The Chief Trust Officer is not a cost-center executive: they are a revenue and enterprise value leader. Companies that integrate a CTrO-led trust strategy outperform their competitors because trust is a financial multiplier. Trust friction is a direct drag on revenue, slowing deals, stalling procurement, and increasing customer hesitation. A structured trust program eliminates these obstacles, accelerating revenue capture and expanding total pipeline capacity. Companies with provable trust moats don’t just close deals faster: they win more of them, retain customers longer, and command premium pricing. Investors reward companies that operationalize trust because strong trust governance reduces business risk, increasing enterprise valuation and protecting long-term market position.
Trust is already priced in. The only question is who controls it. Markets don’t wait for companies to recognize the value of trust. Investors, buyers, and regulators already price it in, penalizing businesses that fail to prove their trustworthiness and rewarding those that do. Companies that manufacture trust as a structured product eliminate friction in sales, accelerate revenue, and protect valuation. Companies that treat trust as an assumption, a compliance checkbox, or a brand narrative suffer the consequences: stalled deals, investor discounts, and lost competitive ground. Every company sits in one of these two camps. Some have a Chief Trust Officer, systematically removing trust friction and transforming trust into a monetizable advantage. The rest will soon realize they need one because the market has already decided that trust isn’t optional.

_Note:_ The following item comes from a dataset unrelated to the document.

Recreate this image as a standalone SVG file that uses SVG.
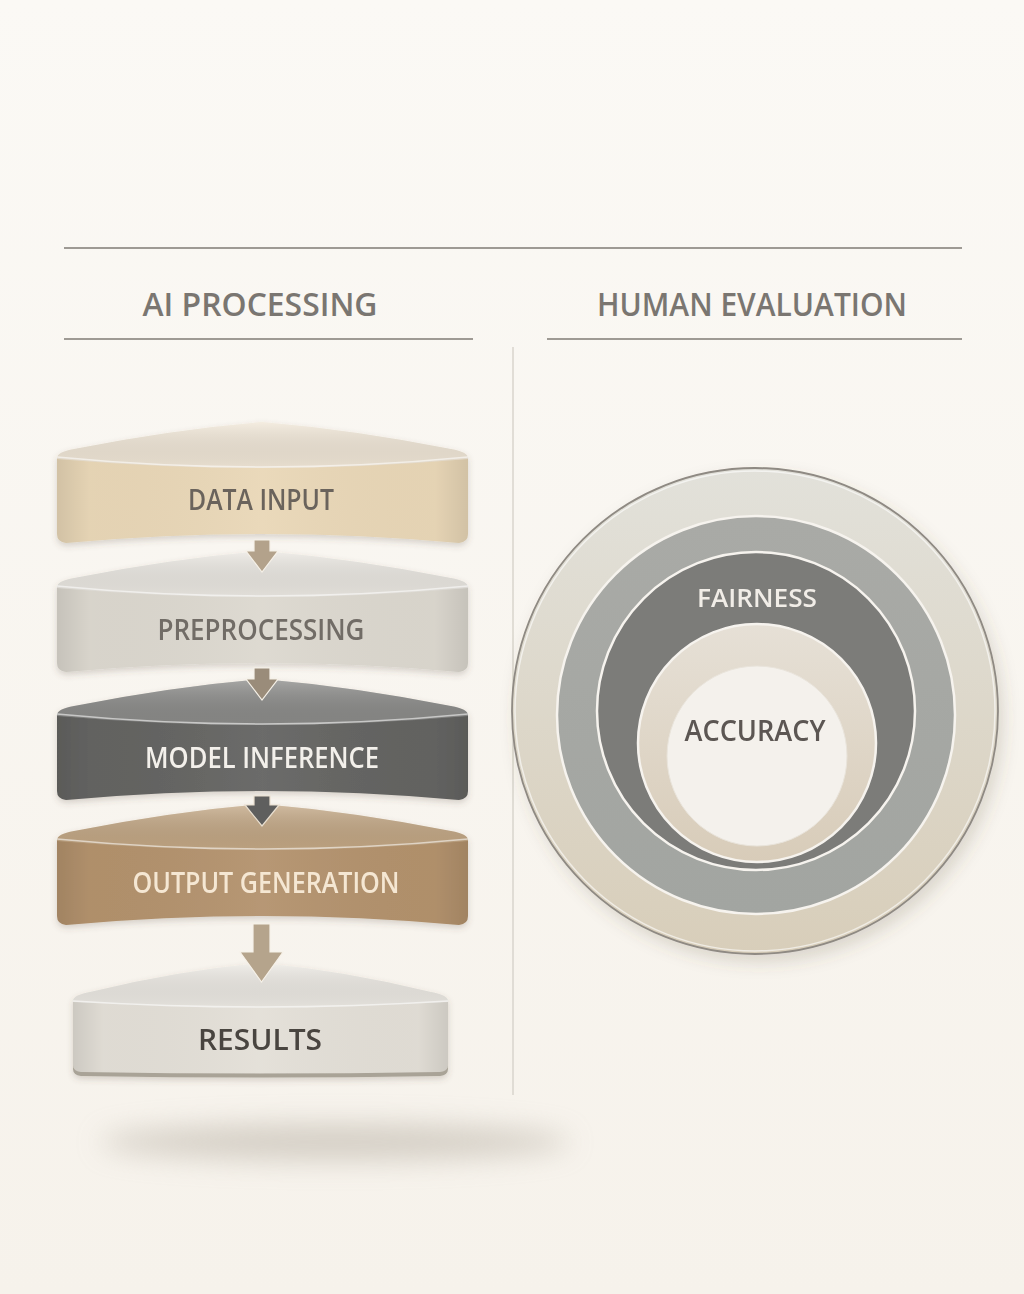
<svg xmlns="http://www.w3.org/2000/svg" width="1024" height="1294" viewBox="0 0 1024 1294">
<defs>
<linearGradient id="bg" x1="0" y1="0" x2="0" y2="1">
<stop offset="0" stop-color="#fbf9f5"/><stop offset="1" stop-color="#f6f2eb"/>
</linearGradient>
<linearGradient id="edge" x1="0" y1="0" x2="1" y2="0">
<stop offset="0" stop-color="#000" stop-opacity="0.10"/><stop offset="0.08" stop-color="#000" stop-opacity="0.02"/>
<stop offset="0.5" stop-color="#fff" stop-opacity="0.05"/>
<stop offset="0.92" stop-color="#000" stop-opacity="0.02"/><stop offset="1" stop-color="#000" stop-opacity="0.10"/>
</linearGradient>
<linearGradient id="lidshade" x1="0" y1="0" x2="0" y2="1">
<stop offset="0" stop-color="#fff" stop-opacity="0.25"/><stop offset="1" stop-color="#000" stop-opacity="0.04"/>
</linearGradient>
<linearGradient id="outerG" x1="0" y1="0" x2="0" y2="1">
<stop offset="0" stop-color="#e2e1da"/><stop offset="1" stop-color="#d8ceba"/>
</linearGradient>
<linearGradient id="ring2G" x1="0" y1="0" x2="0" y2="1">
<stop offset="0" stop-color="#a9aaa6"/><stop offset="1" stop-color="#a2a5a1"/>
</linearGradient>
<linearGradient id="ring4G" x1="0" y1="0" x2="0" y2="1">
<stop offset="0" stop-color="#e6e0d6"/><stop offset="1" stop-color="#d8ccb9"/>
</linearGradient>
<filter id="sh" x="-10%" y="-10%" width="120%" height="130%">
<feDropShadow dx="0" dy="3" stdDeviation="3" flood-color="#5a5040" flood-opacity="0.22"/>
</filter>
<filter id="csh" x="-10%" y="-10%" width="125%" height="125%">
<feDropShadow dx="5" dy="8" stdDeviation="8" flood-color="#5a5040" flood-opacity="0.18"/>
</filter>
<filter id="blur" x="-30%" y="-200%" width="160%" height="500%"><feGaussianBlur stdDeviation="14"/></filter>
<path id="lid" d="M57 37 Q56 30 74 27 Q170 8 262 0 Q355 8 451 27 Q469 30 468 37 Q262.5 55 57 37 Z"/>
<path id="face" d="M57 35 Q262.5 55 468 35 L468 112 Q468 120 459 121 Q262.5 103 66 121 Q57 120 57 112 Z"/>
<path id="rlid" d="M73 39 Q72 32 90 29 Q175 8 261 0 Q346 8 431 29 Q449 32 448 39 Q260.5 50 73 39 Z"/>
<path id="rface" d="M73 38 Q260.5 50 448 38 L448 102 Q448 108 440 109 Q260.5 112 81 109 Q73 108 73 102 Z"/>
</defs>
<style>
text{font-family:"Open Sans","Liberation Sans",sans-serif;text-anchor:middle}
.hdr{font-size:33px;fill:#7a7671;font-weight:600}
.lbl{font-size:28px;font-weight:600}
.rule{stroke:#9e9a94;stroke-width:2}
.hl{fill:none;stroke:#fff;stroke-opacity:0.55;stroke-width:1.5}
</style>
<rect width="1024" height="1294" fill="url(#bg)"/>

<g id="headers">
<line class="rule" x1="64" y1="248" x2="962" y2="248"/>
<line class="rule" x1="64" y1="339" x2="473" y2="339"/>
<line class="rule" x1="547" y1="339" x2="962" y2="339"/>
<line x1="513" y1="347" x2="513" y2="1095" stroke="#d9d5cd" stroke-width="1.5"/>
<text class="hdr" x="260" y="316" textLength="235" lengthAdjust="spacingAndGlyphs">AI PROCESSING</text>
<text class="hdr" x="752" y="316" textLength="310" lengthAdjust="spacingAndGlyphs">HUMAN EVALUATION</text>
</g>

<ellipse cx="335" cy="1142" rx="235" ry="18" fill="#b8b0a4" opacity="0.55" filter="url(#blur)"/>

<g id="data-input" transform="translate(0,422)" filter="url(#sh)">
<use href="#face" fill="#e9d7b7"/>
<use href="#face" fill="url(#edge)"/>
<use href="#lid" fill="#f1e7d7"/>
<use href="#lid" fill="url(#lidshade)"/>
<path class="hl" d="M57 35 Q262.5 55 468 35"/>
<text class="lbl" x="261" y="88" fill="#6b645c" textLength="146" lengthAdjust="spacingAndGlyphs">DATA INPUT</text>
</g>

<g id="preprocessing" transform="translate(0,551)" filter="url(#sh)">
<use href="#face" fill="#dcd8cf"/>
<use href="#face" fill="url(#edge)"/>
<use href="#lid" fill="#ebe8e2"/>
<use href="#lid" fill="url(#lidshade)"/>
<path class="hl" d="M57 35 Q262.5 55 468 35"/>
<text class="lbl" x="261" y="89" fill="#716c66" textLength="207" lengthAdjust="spacingAndGlyphs">PREPROCESSING</text>
</g>

<g id="model-inference" transform="translate(0,679)" filter="url(#sh)">
<use href="#face" fill="#646462"/>
<use href="#face" fill="url(#edge)"/>
<use href="#lid" fill="#8b8b89"/>
<use href="#lid" fill="url(#lidshade)"/>
<path class="hl" d="M57 35 Q262.5 55 468 35" stroke-opacity="0.35"/>
<text class="lbl" x="262" y="89" fill="#f3f0eb" textLength="234" lengthAdjust="spacingAndGlyphs">MODEL INFERENCE</text>
</g>

<g id="output-generation" transform="translate(0,804)" filter="url(#sh)">
<use href="#face" fill="#b3926d"/>
<use href="#face" fill="url(#edge)"/>
<use href="#lid" fill="#c3a784"/>
<use href="#lid" fill="url(#lidshade)"/>
<path class="hl" d="M57 35 Q262.5 55 468 35" stroke="#f3dcc0" stroke-opacity="0.8"/>
<text class="lbl" x="266" y="89" fill="#f5e7d3" textLength="267" lengthAdjust="spacingAndGlyphs">OUTPUT GENERATION</text>
</g>

<g id="results" transform="translate(0,963)" filter="url(#sh)">
<use href="#rface" fill="#e3dfd7"/>
<use href="#rface" fill="url(#edge)"/>
<path d="M73 102 Q73 108 81 109 Q260.5 112 440 109 Q448 108 448 102 L448 106 Q448 112 440 113 Q260.5 116 81 113 Q73 112 73 106 Z" fill="#a9a397"/>
<use href="#rlid" fill="#edeae4"/>
<use href="#rlid" fill="url(#lidshade)"/>
<path class="hl" d="M73 38 Q260.5 50 448 38"/>
<text class="lbl" x="260" y="87" fill="#4a4540" font-weight="700" font-size="30" textLength="124" lengthAdjust="spacingAndGlyphs">RESULTS</text>
</g>

<g id="connectors">
<path d="M254 540 L270 540 L270 551 L278 551 L262 572 L246 551 L254 551 Z" fill="#b3a28b" stroke="#f6f1e8" stroke-width="1.2"/>
<path d="M254 668 L270 668 L270 679 L278 679 L262 700 L246 679 L254 679 Z" fill="#9a8c7a" stroke="#f6f1e8" stroke-width="1.2"/>
<path d="M254 796 L270 796 L270 805 L279 805 L262 826 L245 805 L254 805 Z" fill="#5f5f5e" stroke="#e9dfd0" stroke-width="1.2"/>
<path d="M253 924 L270 924 L270 952 L283 952 L261.5 982 L240 952 L253 952 Z" fill="#b5a48c" stroke="#f6f1e8" stroke-width="1.2"/>
</g>

<g id="human-evaluation" filter="url(#csh)">
<circle id="outer-ring" cx="755" cy="711" r="243" fill="url(#outerG)" stroke="#8f8a83" stroke-width="1.8"/>
<circle cx="755" cy="711" r="240" fill="none" stroke="#fff" stroke-opacity="0.6" stroke-width="1.5"/>
<circle id="ring-2" cx="756" cy="715" r="199" fill="url(#ring2G)" stroke="#f6f3ee" stroke-width="2.5"/>
<circle id="fairness" cx="756" cy="711" r="159" fill="#7b7b79" stroke="#f6f3ee" stroke-width="2.5"/>
<circle id="ring-4" cx="757" cy="743" r="119" fill="url(#ring4G)" stroke="#f6f3ee" stroke-width="2.5"/>
<circle id="accuracy" cx="757" cy="756" r="90" fill="#f4f1ec" stroke="#e9e4db" stroke-width="1"/>
<text x="757" y="607" font-size="25" font-weight="600" fill="#f1ede7" textLength="120" lengthAdjust="spacingAndGlyphs">FAIRNESS</text>
<text x="755" y="741" font-size="29" font-weight="600" fill="#5b5753" textLength="141" lengthAdjust="spacingAndGlyphs">ACCURACY</text>
</g>
</svg>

Trust value arbitrage is already happening. The only question is whether a company will control its trust value or be forced to pay for neglecting it. The financial impact of trust is not theoretical: it is already priced into valuations, deal cycles, and enterprise growth trajectories. Investors assume companies lack trust maturity unless proven otherwise, leading to pre-modeled valuation reductions as high as 20%. Procurement teams delay deals when trust is unclear, cutting directly into sales velocity and reducing ACVs. Without structured trust leadership, companies bleed revenue in ways they don’t even measure: lost deals, longer sales cycles, reduced renewal confidence.
But the real danger is what happens when trust gaps are leveraged against you. In M&A, IPOs, and late-stage funding rounds, unstructured trust functions become a liability arbitraged by buyers. Private equity firms don’t just observe trust gaps, they exploit them, using compliance failures, governance weaknesses, and operational blind spots to suppress valuation and extract financial concessions. The Chief Trust Officer is inevitable because trust is already an economic battleground. CFOs became necessary when finance needed executive ownership. CISOs emerged when security became too critical to leave unmanaged. The CTrO now exists for the same reason: because trust is too valuable, too complex, and too actively priced by the market to remain an unowned function. Companies can either structure trust as an asset or remain at the mercy of those who will weaponize their gaps.
The divide is simple: Those that embrace the CTrO’s mandate will lead. Those that ignore it will be forced to learn the hard way.